Sport is just one area where the existence of boundaries (often denoted by lines on the ground) is essential.

Geographic or property boundaries are an even wider concept to consider. International demarcation can range from high-profile, securely guarded physical barriers to lines only visible on maps. Domestic limits may be marked by high fences, step-over hedges, or simply a dividing wall in shared accommodation.

Historically there are some remarkable constructions around the world, from the Great Wall of China, through Hadrian’s Wall, down to our local dry-stone walls – one of our favourites of these runs alongside the East Okement and Moor Brook.

Whatever form they take, boundaries denote some form of access limitation, which may be for the protection (or confinement) of those inside them, and/or the exclusion of those outside.

 The global refugee crisis is marked by the crossing of boundaries, and the resolution of these situations is a huge topic in itself.

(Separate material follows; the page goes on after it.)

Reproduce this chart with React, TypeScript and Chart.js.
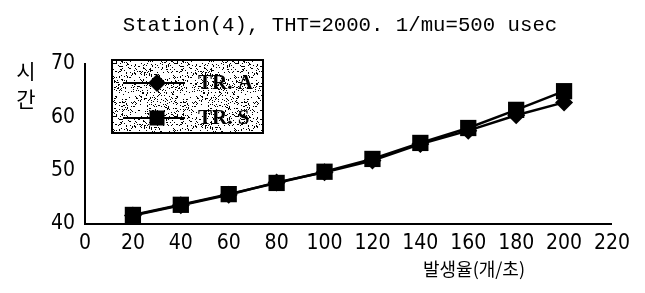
import { useEffect, useRef } from 'react';
import { Chart, registerables } from 'chart.js';

Chart.register(...registerables);

const titleText = 'Station(4), THT=2000. 1/mu=500 usec';
const yTitleChars = ['시', '간'];
const xTitleText = '발생율(개/초)';

const rates = [20, 40, 60, 80, 100, 120, 140, 160, 180, 200];
const seriesNames = ['TR. A', 'TR. S'];
const trA = [41.6, 43.5, 45.5, 47.8, 49.7, 51.9, 55.0, 57.5, 60.4, 62.8];
const trS = [41.7, 43.6, 45.6, 47.7, 49.8, 52.2, 55.2, 58.0, 61.4, 64.9];

const xMin = 0;
const xMax = 220;
const xStep = 20;
const yMin = 40;
const yMax = 70;
const yStep = 10;

const tickFont = '"Liberation Sans Narrow", "DejaVu Sans Condensed", "Liberation Sans", sans-serif';

function makeSpeckle(ctx: CanvasRenderingContext2D) {
  const c = document.createElement('canvas');
  c.width = 61;
  c.height = 53;
  const g = c.getContext('2d')!;
  const img = g.createImageData(c.width, c.height);
  for (let y = 0; y < c.height; y++) {
    for (let x = 0; x < c.width; x++) {
      let h = (x * 374761393 + y * 668265263) | 0;
      h = Math.imul(h ^ (h >>> 13), 1274126177);
      h = (h ^ (h >>> 16)) >>> 0;
      const dark = h % 100 < 15;
      const i = (y * c.width + x) * 4;
      const v = dark ? 0 : 255;
      img.data[i] = v;
      img.data[i + 1] = v;
      img.data[i + 2] = v;
      img.data[i + 3] = 255;
    }
  }
  g.putImageData(img, 0, 0);
  return ctx.createPattern(c, 'repeat');
}

const decor = {
  id: 'decor',
  afterDraw(chart: any) {
    const ctx: CanvasRenderingContext2D = chart.ctx;
    const area = chart.chartArea;
    ctx.save();
    ctx.fillStyle = '#000';

    // title
    ctx.font = '20.7px "Liberation Mono", "DejaVu Sans Mono", monospace';
    ctx.textAlign = 'center';
    ctx.textBaseline = 'middle';
    ctx.fillText(titleText, area.left + 255, area.top - 38);

    // y title (stacked)
    ctx.font = '21px "Noto Sans CJK KR", sans-serif';
    yTitleChars.forEach((ch, i) => {
      ctx.fillText(ch, area.left - 59, area.top + 7 + i * 28);
    });

    // x title
    ctx.font = '18px "Noto Sans CJK KR", sans-serif';
    ctx.fillText(xTitleText, area.left + 389, area.bottom + 45);

    // legend
    const bx = area.left + 27;
    const by = area.top - 4;
    const bw = 151;
    const bh = 73;
    const pat = makeSpeckle(ctx);
    ctx.fillStyle = pat || '#bbb';
    ctx.fillRect(bx, by, bw, bh);
    ctx.strokeStyle = '#000';
    ctx.lineWidth = 2;
    ctx.strokeRect(bx, by, bw, bh);

    chart.data.datasets.forEach((ds: any, i: number) => {
      const ry = by + 23 + i * 35;
      ctx.strokeStyle = '#000';
      ctx.lineWidth = 2;
      ctx.beginPath();
      ctx.moveTo(bx + 11, ry);
      ctx.lineTo(bx + 73, ry);
      ctx.stroke();
      ctx.fillStyle = '#000';
      const mx = bx + 45;
      ctx.beginPath();
      if (ds.pointStyle === 'rectRot') {
        const r = 9;
        ctx.moveTo(mx, ry - r);
        ctx.lineTo(mx + r, ry);
        ctx.lineTo(mx, ry + r);
        ctx.lineTo(mx - r, ry);
        ctx.closePath();
      } else {
        ctx.rect(mx - 7.5, ry - 7.5, 15, 15);
      }
      ctx.fill();
      ctx.font = 'bold 21px "Liberation Serif", "DejaVu Serif", serif';
      ctx.textAlign = 'left';
      ctx.textBaseline = 'middle';
      ctx.fillText(ds.label, bx + 86, ry + 1);
    });

    ctx.restore();
  },
};

export default function App() {
  const ref = useRef<HTMLCanvasElement | null>(null);

  useEffect(() => {
    if (!ref.current) return;
    const chart = new Chart(ref.current, {
      type: 'line',
      data: {
        datasets: [
          {
            label: seriesNames[0],
            data: rates.map((x, i) => ({ x, y: trA[i] })),
            borderColor: '#000',
            backgroundColor: '#000',
            borderWidth: 2.5,
            pointStyle: 'rectRot',
            pointRadius: 9,
            pointBorderWidth: 0,
            fill: false,
            tension: 0,
          },
          {
            label: seriesNames[1],
            data: rates.map((x, i) => ({ x, y: trS[i] })),
            borderColor: '#000',
            backgroundColor: '#000',
            borderWidth: 2.5,
            pointStyle: 'rect',
            pointRadius: 11.5,
            pointBorderWidth: 0,
            fill: false,
            tension: 0,
          },
        ],
      },
      options: {
        animation: false,
        responsive: true,
        maintainAspectRatio: false,
        layout: { padding: { left: 0, right: 24, top: 56, bottom: 0 } },
        plugins: {
          legend: { display: false },
          title: { display: false },
          tooltip: { enabled: false },
        },
        scales: {
          x: {
            type: 'linear',
            min: xMin,
            max: xMax,
            ticks: {
              stepSize: xStep,
              color: '#000',
              padding: 7,
              maxRotation: 0,
              autoSkip: false,
              font: { family: tickFont, size: 21 },
            },
            grid: { display: false, drawTicks: false },
            border: { display: true, color: '#000', width: 2 },
            afterFit: (s: any) => {
              s.height = 61;
            },
          },
          y: {
            min: yMin,
            max: yMax,
            ticks: {
              stepSize: yStep,
              color: '#000',
              padding: 10,
              font: { family: tickFont, size: 21 },
            },
            grid: { display: false, drawTicks: false },
            border: { display: true, color: '#000', width: 2 },
            afterFit: (s: any) => {
              s.width = 77;
            },
          },
        },
      },
      plugins: [decor],
    });
    return () => chart.destroy();
  }, []);

  return (
    <div style={{ position: 'relative', width: 629, height: 277 }}>
      <canvas ref={ref} />
    </div>
  );
}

Other boundaries in life are, in effect, invisible. These are the boundaries between right and wrong, fair and unfair, acceptable and unacceptable behaviour, legal and illegal actions (though some are ‘visible’ in written laws).

The Bible teaches us that, since the beginning of time, mankind’s nature has been been to ‘sin’, that is to live in ways unacceptable to our creator God.

 Another term for this is ‘transgression’, which simply means ‘crossing over the line’, with the consequence of a broken relationship with our heavenly Father. 

Thankfully, we have a way to restore that relationship, by accepting that His son, Jesus, gave up His life to pay the price of our punishment. 

Now that truth exceeds the boundaries of anything we can naturally hope or imagine.